Desert Island Singles: “More Than This” by Roxy Music (1982)

Image from 80smusic.about.com

Brian Ferry…sounded unlike anyone else on the radio at the time, his voice more reminiscent of old-time jazz-age singers and post-war tenors like Bill Kenny of the Ink Spots and Tony Williams of the Platters. Indeed, the romantic and flighty tune reminds one of old torch songs…Phil Manzanera punctuates his partner’s vocal lines with a singular staccato guitar style, favoring muted single-string lines over full chords. Andy MacKay’s sax floats in and out of the mix, swimming in the smooth reverb. Andy Newmark never wavers from his steady drum beat. – Bill Janovitz

In our on-air sessions my friend Alan Haber has observed that in many of the best pop singles, musicianship serves the song, not the other way around. “More Than This” is a textbook example of that. A song about being in the moment and seeing what’s in front of you is sparse, spare, and economical, an ethereal presence. Manzanera’s opening guitar riff kicks everything into action, then he steps back and adds only the briefest of licks. The instrumentation works with the lyricism as a cohesive whole: gauzy synths, reverb on the drums, clean and compressed guitar tones. In fact, Ferry retreats vocally for most of the song’s minute-plus “off ramp.”

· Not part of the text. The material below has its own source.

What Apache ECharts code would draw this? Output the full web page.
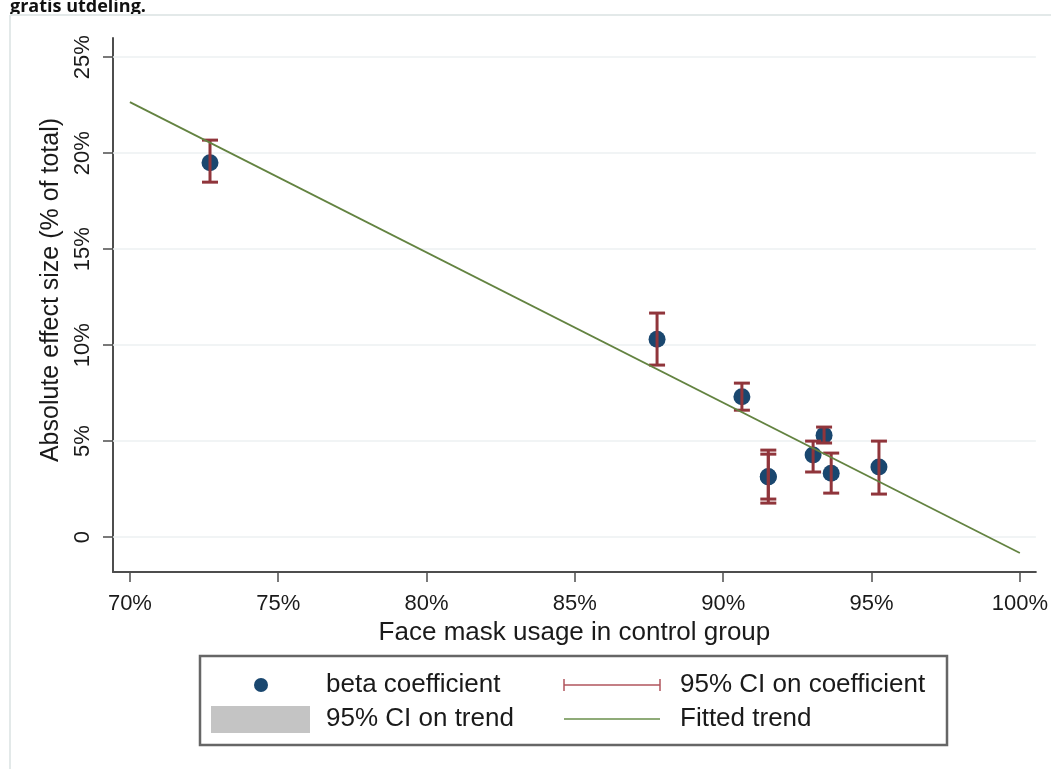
<!DOCTYPE html>
<html>
<head>
<meta charset="utf-8">
<title>Face mask usage vs. effect size</title>
<script src="https://cdn.jsdelivr.net/npm/echarts@6/dist/echarts.min.js"></script>
<style>
  html, body { margin: 0; padding: 0; background: #ffffff; }
  #chart { width: 1051px; height: 769px; }
</style>
</head>
<body>
<div id="chart"></div>
<script>
// Face mask usage in the control group (%) for each estimate
const maskUsage = [72.7, 87.77, 90.63, 91.52, 91.52, 93.03, 93.4, 93.64, 95.25];
// Absolute effect size (% of total), beta coefficient
const effectSize = [19.5, 10.3, 7.31, 3.13, 3.15, 4.27, 5.31, 3.33, 3.65];
// 95% confidence interval on each coefficient
const ciLow = [18.49, 8.96, 6.61, 1.77, 1.98, 3.39, 4.9, 2.29, 2.24];
const ciHigh = [20.68, 11.67, 8.02, 4.53, 4.32, 5.0, 5.73, 4.375, 5.0];
// Fitted linear trend, evaluated at the ends of the x range
const trendX = [70, 100];
const trendY = [22.66, -0.83];
// Tick values
const xTicks = [70, 75, 80, 85, 90, 95, 100];
const yTicks = [0, 5, 10, 15, 20, 25];

const NAVY = '#1a476f';
const MAROON = '#90353b';
const GREEN = '#638341';
const AXIS = '#4d4d4d';
const FONT = 'Liberation Sans, Arial, sans-serif';

const chart = echarts.init(document.getElementById('chart'), null, { renderer: 'canvas' });

const points = maskUsage.map((x, i) => [x, effectSize[i]]);
const ciData = maskUsage.map((x, i) => [x, ciLow[i], ciHigh[i]]);
const trendData = trendX.map((x, i) => [x, trendY[i]]);

// Capped vertical spike for each confidence interval
function renderCap(params, api) {
  const x = api.value(0);
  const lo = api.coord([x, api.value(1)]);
  const hi = api.coord([x, api.value(2)]);
  const hw = 8;
  const style = { stroke: MAROON, lineWidth: 3 };
  return {
    type: 'group',
    children: [
      { type: 'line', shape: { x1: lo[0], y1: lo[1], x2: hi[0], y2: hi[1] }, style },
      { type: 'line', shape: { x1: lo[0] - hw, y1: lo[1], x2: lo[0] + hw, y2: lo[1] }, style },
      { type: 'line', shape: { x1: hi[0] - hw, y1: hi[1], x2: hi[0] + hw, y2: hi[1] }, style }
    ]
  };
}

const legendY1 = 685, legendY2 = 719;
const legendText = { fill: '#1a1a1a', font: '26px ' + FONT, verticalAlign: 'middle' };

chart.setOption({
  animation: false,
  backgroundColor: '#ffffff',
  grid: { left: 113, right: 14, top: 38, bottom: 197, containLabel: false },
  xAxis: {
    type: 'value',
    min: 69.43,
    max: 100.54,
    name: 'Face mask usage in control group',
    nameLocation: 'middle',
    nameGap: 43,
    nameTextStyle: { color: '#1a1a1a', fontSize: 26, fontFamily: FONT },
    axisLine: { show: true, onZero: false, lineStyle: { color: AXIS, width: 2 } },
    axisTick: { show: true, customValues: xTicks, length: 10, lineStyle: { color: AXIS, width: 1.5 } },
    axisLabel: {
      customValues: xTicks,
      margin: 21,
      color: '#1a1a1a',
      fontSize: 22,
      fontFamily: FONT,
      formatter: v => v + '%'
    },
    splitLine: { show: false }
  },
  yAxis: {
    type: 'value',
    min: -1.82,
    max: 26,
    name: 'Absolute effect size (% of total)',
    nameLocation: 'middle',
    nameRotate: 90,
    nameGap: 46,
    nameTextStyle: { color: '#1a1a1a', fontSize: 25, fontFamily: FONT, padding: [0, 0, 0, 30] },
    axisLine: { show: true, onZero: false, lineStyle: { color: AXIS, width: 2 } },
    axisTick: { show: true, customValues: yTicks, length: 10, lineStyle: { color: AXIS, width: 1.5 } },
    axisLabel: {
      customValues: yTicks,
      rotate: 90,
      margin: 19,
      color: '#1a1a1a',
      fontSize: 22,
      fontFamily: FONT,
      formatter: v => (v === 0 ? '0' : v + '%')
    },
    splitLine: { show: false }
  },
  series: [
    {
      name: 'beta coefficient',
      type: 'scatter',
      z: 2,
      data: points,
      symbol: 'circle',
      symbolSize: 17,
      itemStyle: { color: NAVY, opacity: 1 },
      markLine: {
        silent: true,
        z: 1,
        symbol: ['none', 'none'],
        label: { show: false },
        lineStyle: { color: '#ecf1f2', width: 1.5, type: 'solid' },
        data: yTicks.map(v => ({ yAxis: v }))
      }
    },
    {
      name: '95% CI on coefficient',
      type: 'custom',
      z: 3,
      renderItem: renderCap,
      encode: { x: 0, y: [1, 2] },
      data: ciData
    },
    {
      name: 'Fitted trend',
      type: 'line',
      z: 4,
      data: trendData,
      symbol: 'none',
      lineStyle: { color: GREEN, width: 1.8 }
    }
  ],
  graphic: [
    // heading above the figure (cut off at the page top)
    { type: 'text', left: 10, top: -2, z: 10, style: { text: 'gratis utdeling.', fill: '#111', font: 'bold 18px Open Sans, sans-serif' } },
    // frame around the figure
    { type: 'line', z: 10, shape: { x1: 10, y1: 15, x2: 1051, y2: 15 }, style: { stroke: '#e3e9e9', lineWidth: 2 } },
    { type: 'line', z: 10, shape: { x1: 10, y1: 15, x2: 10, y2: 769 }, style: { stroke: '#e3e9e9', lineWidth: 2 } },
    // legend
    { type: 'rect', z: 10, shape: { x: 200, y: 656, width: 747, height: 89 }, style: { fill: '#ffffff', stroke: '#666666', lineWidth: 2.5 } },
    { type: 'circle', z: 11, shape: { cx: 261, cy: legendY1, r: 7 }, style: { fill: NAVY } },
    { type: 'text', z: 11, x: 326, y: legendY1, style: Object.assign({ text: 'beta coefficient' }, legendText) },
    { type: 'line', z: 11, shape: { x1: 564, y1: legendY1, x2: 660, y2: legendY1 }, style: { stroke: '#b0545c', lineWidth: 1.5 } },
    { type: 'line', z: 11, shape: { x1: 564, y1: legendY1 - 6, x2: 564, y2: legendY1 + 6 }, style: { stroke: '#b0545c', lineWidth: 1.5 } },
    { type: 'line', z: 11, shape: { x1: 660, y1: legendY1 - 6, x2: 660, y2: legendY1 + 6 }, style: { stroke: '#b0545c', lineWidth: 1.5 } },
    { type: 'text', z: 11, x: 680, y: legendY1, style: Object.assign({ text: '95% CI on coefficient' }, legendText) },
    { type: 'rect', z: 11, shape: { x: 211, y: 706, width: 99, height: 27 }, style: { fill: '#c4c4c4' } },
    { type: 'text', z: 11, x: 326, y: legendY2, style: Object.assign({ text: '95% CI on trend' }, legendText) },
    { type: 'line', z: 11, shape: { x1: 564, y1: legendY2, x2: 660, y2: legendY2 }, style: { stroke: '#8fab78', lineWidth: 2 } },
    { type: 'text', z: 11, x: 680, y: legendY2, style: Object.assign({ text: 'Fitted trend' }, legendText) }
  ]
});
</script>
</body>
</html>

It’s a love song, an exquisite make-out song, and a sly sublime rocker too. It rewards repeated listenings.

It’s been covered a few times. 10,000 Maniacs took it to the US Top 40 in the post-Natalie Merchant days. Norah Jones recorded a masterful smoky-ballad version with guitarist Charlie Hunter. And Bill Murray sings it in a karaoke scene in the movie “Lost In Translation,” which made it to the soundtrack CD as a hidden track.

We’re all at the mercy of unconscious forces over which we have no control. We have to learn to ride the sea at the tide and appreciate the wave, however fleeting it might be.

I could feel at the time
There was no way of knowing
Fallen leaves in the night
Who can say where they’re blowing
As free as the wind
And hopefully learning
Why the sea on the tide
Has no way of turning

More than this, you know there’s nothing
More than this, tell me one thing
More than this, nothing

It was fun for a while
There was no way of knowing
Like a dream in the night
Who can say where we’re going
No care in the world
Maybe I’m learning
Why the sea on the tide
Has no way of turning

More than this, you know there’s nothing
More than this, tell me one thing
More than this, no, there’s nothing


2 Comments on “Desert Island Singles: “More Than This” by Roxy Music (1982)”

  1. AnnMcK says:

    Thanks, Scott. Forgot how much I love this song!